А уж после выхода «Крейцеровой сонаты» окончательно стало ясно, что за века своего существования православная церковь не подвергалась более убийственной и немилосердной хуле. Не было и того, чтобы собственное мнение с такою силой утверждалось в качестве последней и неоспоримой истины. И ясно стало, что ни о каком мире Толстого просить уже невозможно. И склонять его к тому бесполезно.
«Православная церковь!

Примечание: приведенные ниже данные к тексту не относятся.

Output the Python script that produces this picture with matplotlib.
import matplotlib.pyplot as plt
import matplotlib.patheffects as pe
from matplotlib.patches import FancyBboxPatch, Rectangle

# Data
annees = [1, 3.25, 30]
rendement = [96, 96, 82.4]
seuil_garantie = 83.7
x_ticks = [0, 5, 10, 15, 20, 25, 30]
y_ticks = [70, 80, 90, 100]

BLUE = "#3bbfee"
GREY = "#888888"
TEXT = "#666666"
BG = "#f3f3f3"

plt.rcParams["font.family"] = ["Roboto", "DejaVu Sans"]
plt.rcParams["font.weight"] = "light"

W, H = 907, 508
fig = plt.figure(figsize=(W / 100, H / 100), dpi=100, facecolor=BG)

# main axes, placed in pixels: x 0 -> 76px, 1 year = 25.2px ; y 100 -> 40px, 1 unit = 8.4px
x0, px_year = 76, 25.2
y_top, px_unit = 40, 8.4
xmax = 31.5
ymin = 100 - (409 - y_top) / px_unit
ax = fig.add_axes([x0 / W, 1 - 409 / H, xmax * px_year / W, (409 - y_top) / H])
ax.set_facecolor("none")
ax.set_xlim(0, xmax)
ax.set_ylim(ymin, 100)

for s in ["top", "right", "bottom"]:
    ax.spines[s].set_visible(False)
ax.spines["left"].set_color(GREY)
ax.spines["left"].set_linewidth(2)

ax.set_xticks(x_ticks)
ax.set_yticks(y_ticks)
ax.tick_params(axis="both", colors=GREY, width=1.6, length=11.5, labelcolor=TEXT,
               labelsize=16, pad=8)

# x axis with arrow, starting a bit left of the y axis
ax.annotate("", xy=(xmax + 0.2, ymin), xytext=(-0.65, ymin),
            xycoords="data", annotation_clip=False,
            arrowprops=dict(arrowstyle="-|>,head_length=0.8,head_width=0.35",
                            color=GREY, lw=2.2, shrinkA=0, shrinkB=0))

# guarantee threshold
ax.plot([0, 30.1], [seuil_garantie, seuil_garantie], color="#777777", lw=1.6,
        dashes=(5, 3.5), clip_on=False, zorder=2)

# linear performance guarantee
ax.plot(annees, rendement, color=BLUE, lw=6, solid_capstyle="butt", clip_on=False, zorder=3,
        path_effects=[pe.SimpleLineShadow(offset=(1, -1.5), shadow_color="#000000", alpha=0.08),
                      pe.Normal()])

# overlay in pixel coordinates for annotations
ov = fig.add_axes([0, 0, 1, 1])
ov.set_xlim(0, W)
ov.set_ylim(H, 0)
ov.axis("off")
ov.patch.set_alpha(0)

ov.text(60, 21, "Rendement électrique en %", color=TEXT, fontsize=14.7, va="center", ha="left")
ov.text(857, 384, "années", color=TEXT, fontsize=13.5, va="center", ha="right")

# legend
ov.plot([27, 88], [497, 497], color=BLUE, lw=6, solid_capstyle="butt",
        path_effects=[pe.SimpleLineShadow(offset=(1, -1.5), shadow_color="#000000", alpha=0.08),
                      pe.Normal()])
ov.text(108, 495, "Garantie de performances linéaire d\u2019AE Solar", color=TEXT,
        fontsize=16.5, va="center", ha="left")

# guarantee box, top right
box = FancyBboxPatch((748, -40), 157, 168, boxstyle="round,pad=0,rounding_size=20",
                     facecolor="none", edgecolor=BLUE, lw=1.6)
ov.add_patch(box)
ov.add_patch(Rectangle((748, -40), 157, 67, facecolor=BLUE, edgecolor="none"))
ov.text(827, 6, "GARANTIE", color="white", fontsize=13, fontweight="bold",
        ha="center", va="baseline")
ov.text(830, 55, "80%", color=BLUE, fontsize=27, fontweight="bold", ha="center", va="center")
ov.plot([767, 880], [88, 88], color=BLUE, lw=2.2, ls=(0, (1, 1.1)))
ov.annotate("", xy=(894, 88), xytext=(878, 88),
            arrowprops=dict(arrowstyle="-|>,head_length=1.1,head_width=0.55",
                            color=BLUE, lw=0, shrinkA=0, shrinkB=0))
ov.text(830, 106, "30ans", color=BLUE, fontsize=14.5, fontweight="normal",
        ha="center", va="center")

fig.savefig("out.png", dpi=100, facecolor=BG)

Я теперь с этим словом не могу уже соединить никакого другого понятия, как несколько нестриженных людей, очень самоуверенных, заблудших и малообразованных, в шелку и бархате, с панагиями бриллиантовыми, называемых архиереями и митрополитами, и тысячи других нестриженных людей, находящихся в самой дикой, рабской покорности у этих десятков, занятых тем, чтобы под видом совершения каких-то таинств обманывать и обирать народ».
Тут уж не стало выбора.
Далее предстоит нам уразуметь и постигнуть смутное и грозное слово «анафема». Церковному отлучению Лев Толстой был подвергнут 24 февраля 1901 года. В этот день «Церковные ведомости» при Святейшем Правительствующем Синоде опубликовали «Определение Святейшего Синода от 20-23 февраля 1901 г. № 557 с посланием верным чадам Православной Греко-Российской церкви о графе Льве Толстом».

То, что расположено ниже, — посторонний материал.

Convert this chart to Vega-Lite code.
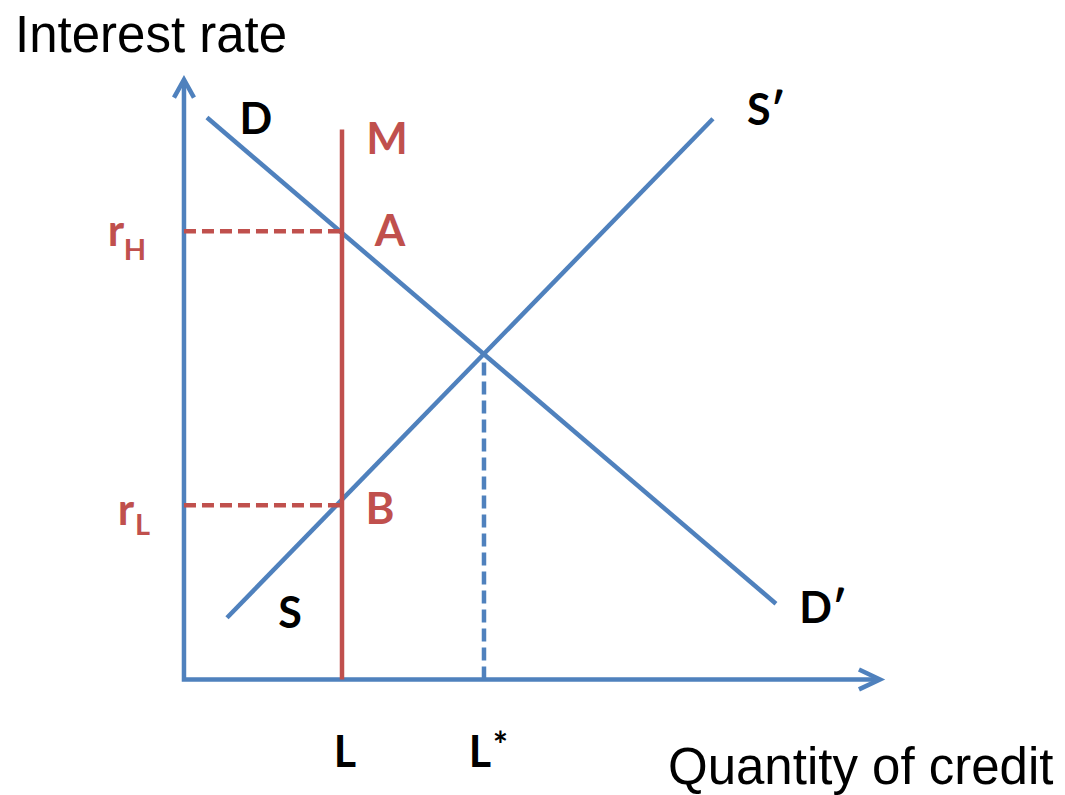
{
  "$schema": "https://vega.github.io/schema/vega-lite/v6.json",
  "autosize": {"type": "fit", "contains": "padding"},
  "width": 1065,
  "height": 795,
  "padding": 0,
  "background": "white",
  "config": {"view": {"stroke": null}},
  "datasets": {
    "lines": [
      {"seg": "axis", "ord": 1, "q": 0, "r": 86.3},
      {"seg": "axis", "ord": 2, "q": 0, "r": 0},
      {"seg": "axis", "ord": 3, "q": 100.0, "r": 0},
      {"seg": "arrowY", "ord": 1, "q": -1.44, "r": 84.15},
      {"seg": "arrowY", "ord": 2, "q": 0, "r": 86.74},
      {"seg": "arrowY", "ord": 3, "q": 1.44, "r": 84.15},
      {"seg": "arrowX", "ord": 1, "q": 97.26, "r": 1.44},
      {"seg": "arrowX", "ord": 2, "q": 100.29, "r": 0},
      {"seg": "arrowX", "ord": 3, "q": 97.26, "r": -1.44},
      {"seg": "D", "ord": 1, "q": 3.31, "r": 81.27},
      {"seg": "D", "ord": 2, "q": 85.3, "r": 10.95},
      {"seg": "S", "ord": 1, "q": 6.2, "r": 8.93},
      {"seg": "S", "ord": 2, "q": 76.22, "r": 81.1},
      {"seg": "M", "ord": 1, "q": 22.77, "r": 0},
      {"seg": "M", "ord": 2, "q": 22.77, "r": 79.54},
      {"seg": "rH", "ord": 1, "q": 0, "r": 64.84},
      {"seg": "rH", "ord": 2, "q": 22.77, "r": 64.84},
      {"seg": "rL", "ord": 1, "q": 0, "r": 25.2},
      {"seg": "rL", "ord": 2, "q": 22.77, "r": 25.2},
      {"seg": "Lstar", "ord": 1, "q": 43.23, "r": 0},
      {"seg": "Lstar", "ord": 2, "q": 43.23, "r": 46.97}
    ],
    "labels": [
      {"kind": "black", "label": "D", "q": 10.37, "r": 78.82},
      {"kind": "black", "label": "S", "q": 15.27, "r": 7.49},
      {"kind": "black", "label": "L", "q": 23.2, "r": -12.68},
      {"kind": "black", "label": "L", "q": 42.65, "r": -12.68},
      {"kind": "black", "label": "S′", "q": 83.86, "r": 80.26},
      {"kind": "black", "label": "D′", "q": 92.07, "r": 8.21},
      {"kind": "red", "label": "M", "q": 29.25, "r": 75.94},
      {"kind": "red", "label": "A", "q": 29.68, "r": 62.68},
      {"kind": "red", "label": "B", "q": 28.24, "r": 22.48},
      {"kind": "red", "label": "r", "q": -9.8, "r": 62.68},
      {"kind": "red", "label": "r", "q": -8.36, "r": 22.33},
      {"kind": "redsub", "label": "H", "q": -7.06, "r": 60.66},
      {"kind": "redsub", "label": "L", "q": -5.98, "r": 20.89},
      {"kind": "blacksup", "label": "*", "q": 45.6, "r": -11.3},
      {"kind": "title", "label": "Interest rate", "q": -24.35, "r": 90.78},
      {"kind": "title", "label": "Quantity of credit", "q": 69.74, "r": -15.13}
    ]
  },
  "encoding": {
    "x": {"field": "q", "type": "quantitative", "axis": null, "scale": {"domain": [-26.51, 126.95], "nice": false, "zero": false}},
    "y": {"field": "r", "type": "quantitative", "axis": null, "scale": {"domain": [-16.28, 98.27], "nice": false, "zero": false}}
  },
  "layer": [
    {
      "data": {"name": "lines"},
      "transform": [{"filter": "indexof(['axis','arrowY','arrowX','D','S'], datum.seg) >= 0"}],
      "mark": {"type": "line", "color": "#4F81BD", "strokeWidth": 4.5, "strokeJoin": "miter", "strokeCap": "butt"},
      "encoding": {"detail": {"field": "seg"}, "order": {"field": "ord", "type": "quantitative"}}
    },
    {
      "data": {"name": "lines"},
      "transform": [{"filter": "datum.seg === 'M'"}],
      "mark": {"type": "line", "color": "#C0504D", "strokeWidth": 4.5},
      "encoding": {"detail": {"field": "seg"}, "order": {"field": "ord", "type": "quantitative"}}
    },
    {
      "data": {"name": "lines"},
      "transform": [{"filter": "datum.seg === 'rH' || datum.seg === 'rL'"}],
      "mark": {"type": "line", "color": "#C0504D", "strokeWidth": 4.5, "strokeDash": [12, 6]},
      "encoding": {"detail": {"field": "seg"}, "order": {"field": "ord", "type": "quantitative"}}
    },
    {
      "data": {"name": "lines"},
      "transform": [{"filter": "datum.seg === 'Lstar'"}],
      "mark": {"type": "line", "color": "#4F81BD", "strokeWidth": 4.5, "strokeDash": [13, 6]},
      "encoding": {"detail": {"field": "seg"}, "order": {"field": "ord", "type": "quantitative"}}
    },
    {
      "data": {"name": "labels"},
      "transform": [{"filter": "datum.kind === 'black'"}],
      "mark": {"type": "text", "font": "Lato", "fontWeight": "bold", "fontSize": 43, "color": "black", "align": "center", "baseline": "alphabetic"},
      "encoding": {"text": {"field": "label"}}
    },
    {
      "data": {"name": "labels"},
      "transform": [{"filter": "datum.kind === 'red'"}],
      "mark": {"type": "text", "font": "Lato", "fontWeight": "bold", "fontSize": 44, "color": "#C0504D", "align": "center", "baseline": "alphabetic"},
      "encoding": {"text": {"field": "label"}}
    },
    {
      "data": {"name": "labels"},
      "transform": [{"filter": "datum.kind === 'redsub'"}],
      "mark": {"type": "text", "font": "Lato", "fontWeight": "bold", "fontSize": 29, "color": "#C0504D", "align": "center", "baseline": "alphabetic"},
      "encoding": {"text": {"field": "label"}}
    },
    {
      "data": {"name": "labels"},
      "transform": [{"filter": "datum.kind === 'blacksup'"}],
      "mark": {"type": "text", "font": "Lato", "fontWeight": "bold", "fontSize": 36, "color": "black", "align": "center", "baseline": "alphabetic"},
      "encoding": {"text": {"field": "label"}}
    },
    {
      "data": {"name": "labels"},
      "transform": [{"filter": "datum.kind === 'title'"}],
      "mark": {"type": "text", "font": "Liberation Sans", "fontSize": 51, "color": "black", "align": "left", "baseline": "alphabetic"},
      "encoding": {"text": {"field": "label"}}
    }
  ]
}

Вскоре Александр Куприн ужаснул русскую интеллигентную публику чудовищными подробностями текста, который обрушился в церквах всей России на седины упорного отступника. Я цитирую его рассказ «Анафема»:
«…хотя искусити дух господень по Симону волхву и по Ананию и Сапфире, яко пёс возвращаяся на свои блевотины, да будут дни его мали и зли, и молитва его да будет в грех, и диавол да станет в десных его и да изыдет осужден, в роде едином да погибнет имя его, и да истребится от земли память его… И да приидет проклятство, а анафема не точию сугубо и трегубо, но многогубо… Да будут ему каиново трясение, гиезиево прокажение, иудино удавление, Симона волхва погибель, ариево тресновение, Анании и Сапфири внезапное издохновение… да будет отлучён и анафемствован и по смерти не прощён, и тело его да не рассыплется и земля его да не приимет, и да будет часть его в геене вечной и мучен будет день и нощь».
Мне, конечно, захотелось увидеть оригинал этого беспощадного документа, полного средневекового инквизиторского неумного изуверства. Я пошёл в ближайший от меня христов храм, его совсем недавно построили под моими окнами в составе так называемого «Иерусалима», то есть рядом с другими божьими домами – мечетью и синагогой. Дождался выхода батюшки, который на просьбу мою посодействовать в поисках, глянул на меня безмятежными и даже чуть озорными глазами.
– Такого документа нет, – сказал он. – Это всё, как говорится, художественный вымысел. Да, и очень высоко художественный, этого-то у Куприна уж не отнимешь… Никакой анафеме Лев Толстой никогда церковью не предавался… Всё это пошло от людей, как бы это помягче сказать, мало знающих церковное дело, а то и прямо, опять же, враждебных ей, щеголяющих своей прогрессивностью…
Да, тогдашний Куприн изо всех сил старался быть прогрессивным. Это мы знаем из истории его творчества. Пропуск в большую литературу тогда можно было получить только из рук опять же прогрессивных издателей, владеющих прогрессивными журналами и либеральными газетами. Прогрессивным же и либеральным направлением стали в те годы неприязнь к сложившемуся в России порядку жизни, и открытое противостояние порядку российской государственности. Этим тогда ушиблены были многие русские литераторы, и Куприн тоже. Но главное тут было другое. За это хорошо платили тогда. И теперь за это неплохо платят. Писатели становились воинственно «прогрессивными» часто по той банальной причине, что им хотелось кушать, и кушать шикарно, с рябчиками и шампанским, в ресторане «Яр», или, по крайней мере, в «Вилле Родэ». Я думаю так же, что изощрённый аппетит русской интеллигенции и приводил её чаще всего в революцию. И в толстовство многие уходили тоже по этой банальнейшей из причин. Так что деятелям либеральным и прогрессивным и теперь мало веры. Волчий аппетит мешает им быть искренними. Куприн, разумеется, этим не исчерпывается. Я люблю совсем другого Куприна, но это, как говорится, уже совсем иная история…
Оказалось, что и всех то документов об отношении русской православной церкви к писателю Толстому только и есть один. Именно тот, который мы уже знаем – это то самое Определение и послание Святейшего Правительствующего Синода о графе Льве Толстом от 20-22 февраля 1901 года [по старому стилю].